### Goal
Gather all lines in the entries that include the word "this".

**** Supplied records ****

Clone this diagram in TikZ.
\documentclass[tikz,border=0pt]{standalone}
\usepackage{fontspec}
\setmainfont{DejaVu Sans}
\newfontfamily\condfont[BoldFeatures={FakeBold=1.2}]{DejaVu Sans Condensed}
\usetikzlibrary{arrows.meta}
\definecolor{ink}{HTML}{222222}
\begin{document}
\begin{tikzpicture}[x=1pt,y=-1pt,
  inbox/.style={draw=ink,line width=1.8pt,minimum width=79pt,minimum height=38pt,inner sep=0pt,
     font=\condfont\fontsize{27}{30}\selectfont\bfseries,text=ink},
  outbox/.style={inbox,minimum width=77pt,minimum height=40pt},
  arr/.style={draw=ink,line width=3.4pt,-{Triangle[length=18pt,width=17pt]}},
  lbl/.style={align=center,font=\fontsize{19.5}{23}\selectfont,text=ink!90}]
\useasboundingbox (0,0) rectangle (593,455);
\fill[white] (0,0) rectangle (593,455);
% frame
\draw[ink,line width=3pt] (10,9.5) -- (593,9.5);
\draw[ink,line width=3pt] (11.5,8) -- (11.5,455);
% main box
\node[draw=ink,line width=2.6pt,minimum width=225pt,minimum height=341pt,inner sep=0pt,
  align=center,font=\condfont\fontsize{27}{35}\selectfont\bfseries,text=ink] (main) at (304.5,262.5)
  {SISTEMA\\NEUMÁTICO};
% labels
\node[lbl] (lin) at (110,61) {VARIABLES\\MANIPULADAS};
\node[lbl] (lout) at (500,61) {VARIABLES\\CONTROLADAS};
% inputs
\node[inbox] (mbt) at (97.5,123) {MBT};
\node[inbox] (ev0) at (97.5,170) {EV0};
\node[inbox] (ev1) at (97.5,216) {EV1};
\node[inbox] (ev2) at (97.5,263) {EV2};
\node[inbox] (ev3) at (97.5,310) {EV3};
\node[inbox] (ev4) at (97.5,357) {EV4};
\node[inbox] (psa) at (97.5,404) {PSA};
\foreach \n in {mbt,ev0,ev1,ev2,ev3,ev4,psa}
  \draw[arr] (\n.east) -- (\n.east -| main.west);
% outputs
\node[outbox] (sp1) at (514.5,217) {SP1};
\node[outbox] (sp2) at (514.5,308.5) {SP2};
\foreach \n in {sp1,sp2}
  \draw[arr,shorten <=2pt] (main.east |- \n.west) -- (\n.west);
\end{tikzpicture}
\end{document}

****
**** Supplied records ****

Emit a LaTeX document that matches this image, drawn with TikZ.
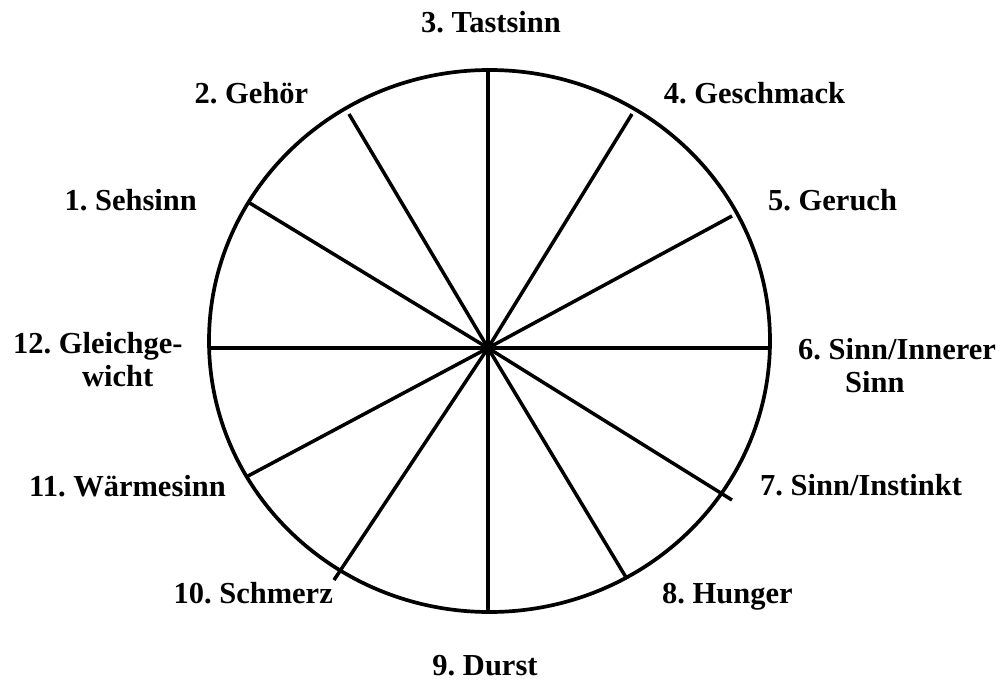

****

### Final result
Clone this diagram in TikZ.
Emit a LaTeX document that matches this image, drawn with TikZ.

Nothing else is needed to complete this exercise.